Does it sound a little flakey? That's because it is flakey. It's the world's largest pyramid scheme. Wouldn't you love to be able to loan money you don't have and charge interest on money that doesn't exist?

How does it affect us? It gives us wild inflation, deflation, recessions, depressions and economic instability. Inflation is entirely created by the banking system with the Federal Reserve in the driver's seat. Inflation results from increasing the money supply and only banks, especially the Federal Reserve, can increase the money supply. The Fed and the banks create phantom money which increases the money supply which causes inflation. This is the ONLY source of inflation. If you ever hear the Federal Reserve or banking executives claim to be fighting inflation, don't believe it. They are the sole creators of inflation.

Believe it or not, the Federal Reserve is not entirely a government entity. It is mostly a private entity with little accountability to our elected government officials. The accountability of the Federal Reserve really boils down to just two things: 1) Quarterly reports to Congress; 2) Congress created the Federal Reserve via legislation and can eliminate the Federal Reserve just as easily. If it weren't for the fact that Congress could eliminate the Federal Reserve or change the laws governing its operation, the Federal Reserve would truly be an evil rogue operation.

What should we expect in the future? We currently have a national debt of around 7 trillion dollars, nearly $25,000 for every man woman and child in America. Unless there is another technology boom like the internet boom of the 90's to increase taxes taken in by the government, there is only one way our government can pay back this enormous debt: by expanding the money supply thereby devaluing the money and creating inflation. The Federal Reserve can do this with the wave of a pen. You can expect your money to become considerably less valuable in the near future, i.e., you can expect some serious inflation, possibly another great depression.

How can we fix this problem? There are lots of good ways to fix this problem. One way is to simply eliminate the Federal Reserve and require all banks to have a 100% reserve. A 100% reserve means that if you deposit $100, the bank can turn around and loan out $100 but no more. They cannot loan money that was never deposited and doesn't exist. But how should we control the size of the money supply? Milton Friedman suggested that we simply increase the money supply by 3 percent each year every year. Increasing the money supply 3% per year would lead to a much more stable economy. We would still have highs and lows but they would be milder and shorter than we get under Federal Reserve. Remember, the Federal Reserve was created in 1913 and the Great Depression occurred in 1929. One repercussion of this fix is that our economy wouldn't grow as fast in boom times but by the same token, it wouldn't crash as hard in bust times. The economy and prices in general would be much more stable over time and economic growth would be steady and predictable.
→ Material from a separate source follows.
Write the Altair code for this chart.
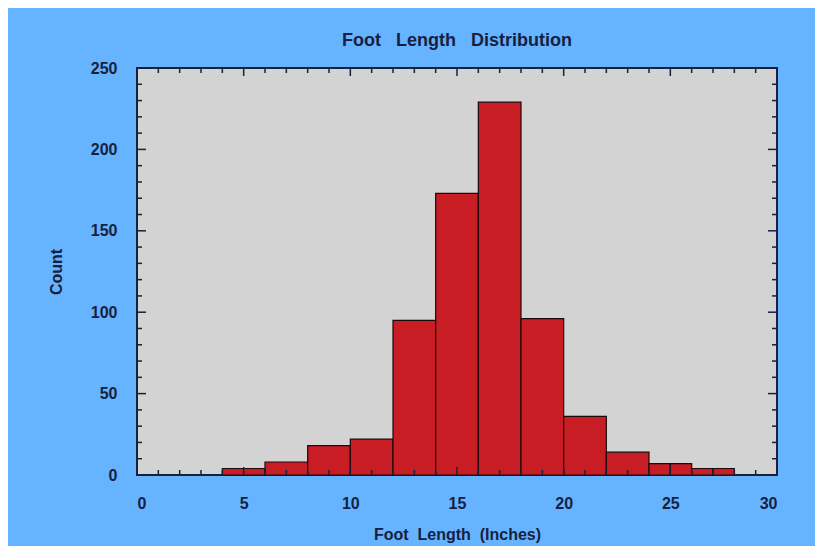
import altair as alt
import pandas as pd

# Histogram data
bin_start = [4, 6, 8, 10, 12, 14, 16, 18, 20, 22, 24, 25, 26, 27]
bin_end   = [6, 8, 10, 12, 14, 16, 18, 20, 22, 24, 25, 26, 27, 28]
counts    = [4, 8, 18, 22, 95, 173, 229, 96, 36, 14, 7, 7, 4, 4]

x_major = [0, 5, 10, 15, 20, 25, 30]
x_minor = [v for v in range(0, 31) if v % 5 != 0]
y_major = [0, 50, 100, 150, 200, 250]
y_minor = [v for v in range(0, 251, 10) if v % 50 != 0]

W, H = 640, 407
INK = "#16213f"
FONT = "Liberation Sans"

bars_df = pd.DataFrame({"start": bin_start, "end": bin_end, "count": counts})
xmaj_df = pd.DataFrame({"v": x_major})
xmin_df = pd.DataFrame({"v": x_minor})
ymaj_df = pd.DataFrame({"v": y_major})
ymin_df = pd.DataFrame({"v": y_minor})

xs = alt.Scale(domain=[0, 30], nice=False, zero=False)
ys = alt.Scale(domain=[0, 250], nice=False)

bars = alt.Chart(bars_df).mark_rect(
    fill="#c81d25", stroke="#1a0a0a", strokeWidth=1.2
).encode(
    x=alt.X("start:Q", scale=xs, axis=alt.Axis(
        values=x_major, ticks=False, domain=False, grid=False,
        title="Foot\u00a0\u00a0Length\u00a0\u00a0(Inches)", titlePadding=15,
        labelPadding=20, labelFontSize=16, titleFontSize=16)),
    x2="end:Q",
    y=alt.Y("count:Q", scale=ys, axis=alt.Axis(
        values=y_major, ticks=False, domain=False, grid=False,
        title="Count", titlePadding=26, labelPadding=20,
        labelFontSize=16, titleFontSize=16)),
    y2=alt.datum(0),
)

def xticks(df, length):
    bottom = alt.Chart(df).mark_rule(color=INK, strokeWidth=1.5).encode(
        x=alt.X("v:Q", scale=xs), y=alt.value(H), y2=alt.value(H - length))
    top = alt.Chart(df).mark_rule(color=INK, strokeWidth=1.5).encode(
        x=alt.X("v:Q", scale=xs), y=alt.value(0), y2=alt.value(length))
    return [bottom, top]

def yticks(df, length):
    left = alt.Chart(df).mark_rule(color=INK, strokeWidth=1.5).encode(
        y=alt.Y("v:Q", scale=ys), x=alt.value(0), x2=alt.value(length))
    right = alt.Chart(df).mark_rule(color=INK, strokeWidth=1.5).encode(
        y=alt.Y("v:Q", scale=ys), x=alt.value(W), x2=alt.value(W - length))
    return [left, right]

layers = [bars] + xticks(xmin_df, 5) + xticks(xmaj_df, 8) + yticks(ymin_df, 5) + yticks(ymaj_df, 9)

chart = alt.layer(*layers).properties(
    width=W, height=H,
    title=alt.TitleParams("Foot\u00a0\u00a0\u00a0Length\u00a0\u00a0\u00a0Distribution",
                          fontSize=18, fontWeight="bold", font=FONT, color=INK,
                          offset=10, anchor="middle"),
    background="#66b3ff",
    autosize=alt.AutoSizeParams(type="none"),
    padding={"left": 129, "top": 60, "right": 38, "bottom": 71},
).configure_view(
    fill="#d3d3d3", stroke=INK, strokeWidth=2
).configure_axis(
    labelFont=FONT, titleFont=FONT, labelFontWeight="bold", titleFontWeight="bold",
    labelColor=INK, titleColor=INK
)

chart.save("out.html", embed_options={"renderer": "svg", "actions": False})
What can we as consumers do to protect ourselves from the rigged money and the resulting inflation? Some suggest purchasing collectible gold coins - collectible because if the government once again outlaws private ownership of gold collectible gold coins would probably be exempted. Another good option is investing in the stock market.
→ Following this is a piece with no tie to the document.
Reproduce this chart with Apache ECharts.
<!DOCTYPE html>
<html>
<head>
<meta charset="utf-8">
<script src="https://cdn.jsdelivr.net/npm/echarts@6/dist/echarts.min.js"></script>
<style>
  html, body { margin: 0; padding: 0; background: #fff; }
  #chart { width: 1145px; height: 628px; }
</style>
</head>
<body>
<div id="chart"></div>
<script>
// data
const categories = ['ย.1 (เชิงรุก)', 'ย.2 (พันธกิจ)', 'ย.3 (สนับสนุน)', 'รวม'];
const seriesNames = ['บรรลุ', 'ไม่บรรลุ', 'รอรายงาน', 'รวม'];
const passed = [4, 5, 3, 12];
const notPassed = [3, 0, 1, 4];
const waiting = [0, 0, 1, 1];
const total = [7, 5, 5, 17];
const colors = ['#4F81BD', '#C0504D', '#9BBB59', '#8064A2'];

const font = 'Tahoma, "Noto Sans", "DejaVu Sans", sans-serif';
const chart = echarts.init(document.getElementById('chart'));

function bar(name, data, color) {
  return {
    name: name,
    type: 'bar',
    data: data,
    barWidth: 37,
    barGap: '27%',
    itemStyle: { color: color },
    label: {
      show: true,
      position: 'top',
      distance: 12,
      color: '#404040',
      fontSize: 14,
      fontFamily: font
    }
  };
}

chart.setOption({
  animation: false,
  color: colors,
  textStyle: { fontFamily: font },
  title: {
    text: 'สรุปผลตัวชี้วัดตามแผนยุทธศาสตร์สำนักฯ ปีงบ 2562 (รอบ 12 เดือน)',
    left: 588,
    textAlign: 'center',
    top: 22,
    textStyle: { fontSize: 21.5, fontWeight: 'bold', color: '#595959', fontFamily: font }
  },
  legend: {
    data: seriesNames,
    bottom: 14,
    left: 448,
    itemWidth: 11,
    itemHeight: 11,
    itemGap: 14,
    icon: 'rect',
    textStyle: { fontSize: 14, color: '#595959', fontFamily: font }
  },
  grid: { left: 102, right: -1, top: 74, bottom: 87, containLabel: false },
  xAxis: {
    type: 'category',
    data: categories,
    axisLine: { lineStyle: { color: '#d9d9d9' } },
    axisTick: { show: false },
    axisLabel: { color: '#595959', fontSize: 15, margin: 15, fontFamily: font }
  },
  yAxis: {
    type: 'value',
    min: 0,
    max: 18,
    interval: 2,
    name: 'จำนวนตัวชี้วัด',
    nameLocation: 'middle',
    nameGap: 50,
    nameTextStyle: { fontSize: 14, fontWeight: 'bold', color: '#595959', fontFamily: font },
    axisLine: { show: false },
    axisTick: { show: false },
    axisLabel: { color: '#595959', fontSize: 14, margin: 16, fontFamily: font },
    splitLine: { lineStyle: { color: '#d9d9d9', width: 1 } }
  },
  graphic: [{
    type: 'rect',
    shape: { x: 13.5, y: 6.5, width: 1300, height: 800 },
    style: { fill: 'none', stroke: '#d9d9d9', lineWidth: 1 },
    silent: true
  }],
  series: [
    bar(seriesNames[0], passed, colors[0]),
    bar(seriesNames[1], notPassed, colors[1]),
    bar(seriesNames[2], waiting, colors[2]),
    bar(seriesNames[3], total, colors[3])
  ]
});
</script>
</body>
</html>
Here are some books on this topic. These are the best books I've found so far on this topic but I'm still hoping to find better books. If you know of better books, please let me know.



2 Comments:

At 6/27/2005 12:26:00 PM, Blogger Just Another Boy Named Sue said...

Your post was interesting, but begs a question: What can I do, as an individual, about it? I can lobby my Congressmen and Senators about it, and encourage others to do so, but I expect the banks, considering the fact that they have more money than I do, can lobby a lot "louder." If I keep my money in a pickle jar on top of my refrigerator, so to speak, I run the risk of it being stolen by a burglar, and it still loses value due to inflation. So what can I do?

 
At 6/27/2005 01:39:00 PM, Blogger David said...

Good question.

To begin with, you can invest your money in stocks and collectible gold coins. Collectible coins rather than just gold because if America outlaws gold again, collectible coins would probably be exempted again as they were before.

Both of these things do a decent job of keeping their value regardless of inflation.

The next thing to do is to try and raise awareness on this issue. Someday, maybe we can fix the problem. Post a link to this or write about it on your blog. Feel free to copy and paste anything you like.